Bioinformatics Zen

A blog about bioinformatics and mindfulness by Michael Barton.

BioRuby and Ruby on Rails: Active BioRecords

A common practice in any computationally based field is writing code where the intended functionality has already been produced by someone else. This is usually called reinventing the wheel. This isn't very useful since you're spending time on an intermediate step, when instead you can use existing code and jump ahead to the next step in your research. Of course, it's easy for me to shout bad practice on my blog, but I'm the worst person for doing this. I work in bioinformatics because I like writing code to solve problems, and my first response is to start coding, rather than look to see if someone has created a solution already. On the other hand, the benefit of using existing libraries is that you can build new things on what has already been done.

BioRuby on Rails

During my research I've been trying to programmatically get EMBL files from the EBI database. I saw Neil's post on accessing PDB files directly over HTTP, and there is also a similar method for the EBI. I thought it would be interesting to combine this with Bio::EMBL so that I can instantiate a BioRuby EMBL object just by calling a method with the required accession.
  def self.fetch(id)
    uri = 'http://www.ebi.ac.uk/cgi-bin/dbfetch?db=EMBL&id=' + id.downcase + '&style=raw'
    embl = Bio::EMBL.new(open(uri).read)
    return embl
  end
This has a short coming, where downloading each EMBL record takes a couple of seconds, and is therefore slow for repeated use. This lead me to thinking about ways I could store the the object after it has been downloaded once, then reload it every time it's called again in future. ActiveRecord, part of Ruby on Rails, is useful for storing objects in database.
require 'rubygems'
require 'bio'
require 'open-uri'

require 'active_record'

class ActiveEMBL < ActiveRecord::Base

serialize :embl_obj

def after_create self.embl_obj = ActiveEMBL.fetch(self.accession) save end

def self.get(embl_id) ActiveEMBL.find_or_create_by_accession(embl_id) end

private

def self.fetch(id) uri = 'http://www.ebi.ac.uk/cgi-bin/dbfetch?db=EMBL&amp;id=' + id.downcase + '&style=raw' embl = Bio::EMBL.new(open(uri).read) return embl end end

The ActiveEMBL class inherits from ActiveRecord::Base, and the Bio::EMBL object is stored as an attribute. The get method calls ActiveRecords's dynamic find_or_create_by method, which returns the corresponding method if it exists, or creates a new one if it doesn't. If a record is created, the after_create method is automatically called which then calls the fetch method, and saves itself with the created Bio::EMBL object. The storing of the Bio::EMBL object is also taken care of by ActiveRecord when I declare in the first line that it should be serialised. The only other thing I have to do is create a table called active_embls and make sure it has three columns: id , accession, and embl_obj.

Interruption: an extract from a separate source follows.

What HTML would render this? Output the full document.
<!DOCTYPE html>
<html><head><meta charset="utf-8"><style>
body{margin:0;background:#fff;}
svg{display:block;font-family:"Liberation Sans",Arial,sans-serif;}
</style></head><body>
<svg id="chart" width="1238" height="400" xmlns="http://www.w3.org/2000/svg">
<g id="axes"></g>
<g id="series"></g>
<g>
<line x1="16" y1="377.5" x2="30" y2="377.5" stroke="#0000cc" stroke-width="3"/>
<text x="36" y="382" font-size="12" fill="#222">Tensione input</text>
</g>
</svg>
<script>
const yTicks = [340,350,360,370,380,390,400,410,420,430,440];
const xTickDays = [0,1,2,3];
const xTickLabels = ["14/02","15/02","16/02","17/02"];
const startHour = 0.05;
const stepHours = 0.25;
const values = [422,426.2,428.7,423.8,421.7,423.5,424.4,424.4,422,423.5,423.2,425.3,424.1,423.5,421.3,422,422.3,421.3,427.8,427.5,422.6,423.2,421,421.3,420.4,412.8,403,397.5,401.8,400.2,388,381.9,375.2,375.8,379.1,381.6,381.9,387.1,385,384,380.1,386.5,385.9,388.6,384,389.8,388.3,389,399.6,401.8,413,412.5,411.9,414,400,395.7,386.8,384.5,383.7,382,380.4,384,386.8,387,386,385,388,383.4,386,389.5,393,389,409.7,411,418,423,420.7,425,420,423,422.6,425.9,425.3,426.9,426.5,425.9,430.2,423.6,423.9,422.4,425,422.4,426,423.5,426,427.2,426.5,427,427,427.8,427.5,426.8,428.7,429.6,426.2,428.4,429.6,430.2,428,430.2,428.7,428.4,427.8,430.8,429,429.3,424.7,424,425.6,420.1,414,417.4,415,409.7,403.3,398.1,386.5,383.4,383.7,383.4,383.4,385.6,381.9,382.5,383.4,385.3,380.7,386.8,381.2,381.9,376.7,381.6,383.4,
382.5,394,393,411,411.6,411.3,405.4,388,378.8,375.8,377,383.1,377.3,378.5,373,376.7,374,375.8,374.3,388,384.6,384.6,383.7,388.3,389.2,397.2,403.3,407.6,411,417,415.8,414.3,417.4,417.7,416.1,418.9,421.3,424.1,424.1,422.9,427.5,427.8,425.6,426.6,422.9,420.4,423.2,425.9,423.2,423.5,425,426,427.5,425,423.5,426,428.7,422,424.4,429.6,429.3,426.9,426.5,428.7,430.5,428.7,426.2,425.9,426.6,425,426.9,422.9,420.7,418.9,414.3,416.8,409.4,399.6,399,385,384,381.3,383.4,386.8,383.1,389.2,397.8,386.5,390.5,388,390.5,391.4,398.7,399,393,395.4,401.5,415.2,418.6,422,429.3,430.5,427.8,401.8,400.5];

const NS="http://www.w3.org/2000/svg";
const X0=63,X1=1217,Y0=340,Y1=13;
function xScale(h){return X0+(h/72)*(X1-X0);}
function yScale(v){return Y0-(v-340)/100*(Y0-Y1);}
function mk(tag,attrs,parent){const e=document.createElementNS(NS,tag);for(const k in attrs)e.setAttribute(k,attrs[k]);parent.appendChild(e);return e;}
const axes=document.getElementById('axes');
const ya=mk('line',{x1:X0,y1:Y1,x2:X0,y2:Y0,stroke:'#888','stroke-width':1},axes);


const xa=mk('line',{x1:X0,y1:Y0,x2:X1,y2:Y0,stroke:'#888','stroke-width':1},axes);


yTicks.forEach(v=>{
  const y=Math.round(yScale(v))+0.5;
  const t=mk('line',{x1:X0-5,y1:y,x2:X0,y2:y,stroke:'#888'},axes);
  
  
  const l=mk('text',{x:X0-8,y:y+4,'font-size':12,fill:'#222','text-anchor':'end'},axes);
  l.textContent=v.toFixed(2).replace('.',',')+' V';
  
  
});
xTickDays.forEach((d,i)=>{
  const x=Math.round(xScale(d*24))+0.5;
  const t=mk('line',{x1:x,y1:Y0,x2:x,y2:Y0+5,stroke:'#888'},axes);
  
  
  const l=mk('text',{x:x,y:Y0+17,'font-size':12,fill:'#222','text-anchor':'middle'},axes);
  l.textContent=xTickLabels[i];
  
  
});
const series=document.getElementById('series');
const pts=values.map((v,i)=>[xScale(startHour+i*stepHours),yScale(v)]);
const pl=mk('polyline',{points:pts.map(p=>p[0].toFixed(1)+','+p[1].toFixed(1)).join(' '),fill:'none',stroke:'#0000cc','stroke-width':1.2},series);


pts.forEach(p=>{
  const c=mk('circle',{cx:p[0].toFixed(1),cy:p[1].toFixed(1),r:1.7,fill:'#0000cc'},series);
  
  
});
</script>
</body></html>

Ruby benchmarking can be used to show the difference in time between when the file downloaded the first time, and then again when it's reloaded from the local database.

  require File.dirname(__FILE__) + '/active_embl.rb'
  require 'benchmark'
  include Benchmark

  ActiveRecord::Base.establish_connection(
    # Database connection details
  )

  id = 'J00231'

  bmbm(10) do |x|
    x.report('fetching') { ActiveEMBL.get(id) }
    x.report('loading') { ActiveEMBL.get(id).destroy }
  end

This shows a substantial difference in running time between the two.

                user     system       total      real
fetching    0.030000   0.010000   0.040000 ( 2.561105)
loading     0.000000   0.000000   0.000000 ( 0.001548)

The only problem that the Bio::EMBL object is a composite attribute, and so the Bio::EMBL methods are not directly accessible from the ActiveEMBL class, and instead must be accessed via the composite.

  embl.embl_obj.sequence # 'ATG...'

This isn't very elegant, as I want to treat the ActiveEMBL object as a BioRuby EMBL object. I could write aliases for all the method, but an easier way is to just to use Ruby's meta-programming ability to direct all the Bio::EMBL object method calls to the EMBL obj first.

  alias original_method_missing method_missing

  def method_missing(meth,*args)
    if read_attribute(:embl_obj).respond_to? meth
      read_attribute(:embl_obj).send meth, *args
    else
      original_method_missing meth, *args
    end
  end

The Bio:Ruby EMBL methods can now be called directly. The drawback is that none of the Bio::EMBL object methods have the same name as the ActiveRecord::Base object.

  embl.sequence # 'ATG...'

The code for this is here, and its pretty generic and similar approaches to other objects would only need to change the fetch method. A further example could use BioRuby's Bio::Fetch code to generically fetch data from any bioinformatics database, and BioSQL could be used to explicitly represent bioinformatics objects in SQL. This could then be combined with ActiveRecord dynamic finders to create searches by fields something like this.

  ActiveEMBL.find_by_sequence_length = 30